In this UNSW New Economic Policy Initiative paper “(Un)Taxing Child-care Boosting Choice and Labour Supply through Subsidised & Tax-Deductible Child-care in Australia” by Rosalind Dixon, Richard Holden & Melissa Vogt, the authors advocate allowing childcare costs as a tax deduction.
Download the Full Paper (pdf)
Australia’s child-care system has a number of strengths: it ensures high-quality care for a large number of Australian children. It is sensitive to the needs of disadvantaged children and families. And it contributes to child-care being accessible and affordable to large numbers of Australian families.
But it also has clear limits: a significant number of families report difficulties in accessing and/or affording adequate child-care. Lack of access to appropriate child-care is also a major obstacle to female labour-force participation in Australia.
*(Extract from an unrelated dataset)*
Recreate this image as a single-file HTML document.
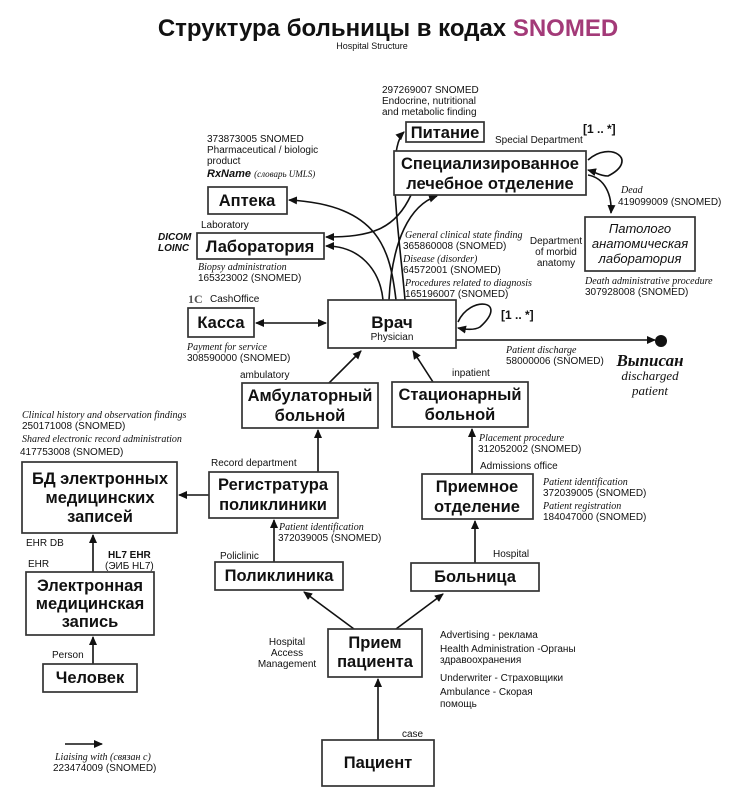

In this report, we therefore argue that broadening the accessibility and affordability of child-care would offer important benefits for female labour-force participation — and the Australian economy more broadly. And we propose doing so in a quite specific way — by:
- Allowing any households who want to use the current arrangements to continue to use them with no modification, and;
- Allowing any household to opt to forego the current arrangements and instead receive a tax deduction for child-care expenditures up to $60,000 per annum.
Under our proposal, in two-parent households, each parent would qualify for 50% (of their marginal tax rate) deductibility.
By construction, this ensures that no household is worse off under our proposed reform—they can always stick with their current subsidy if they so choose. Only households that would be better off under the tax-deductibility option would choose to avail themselves of that option.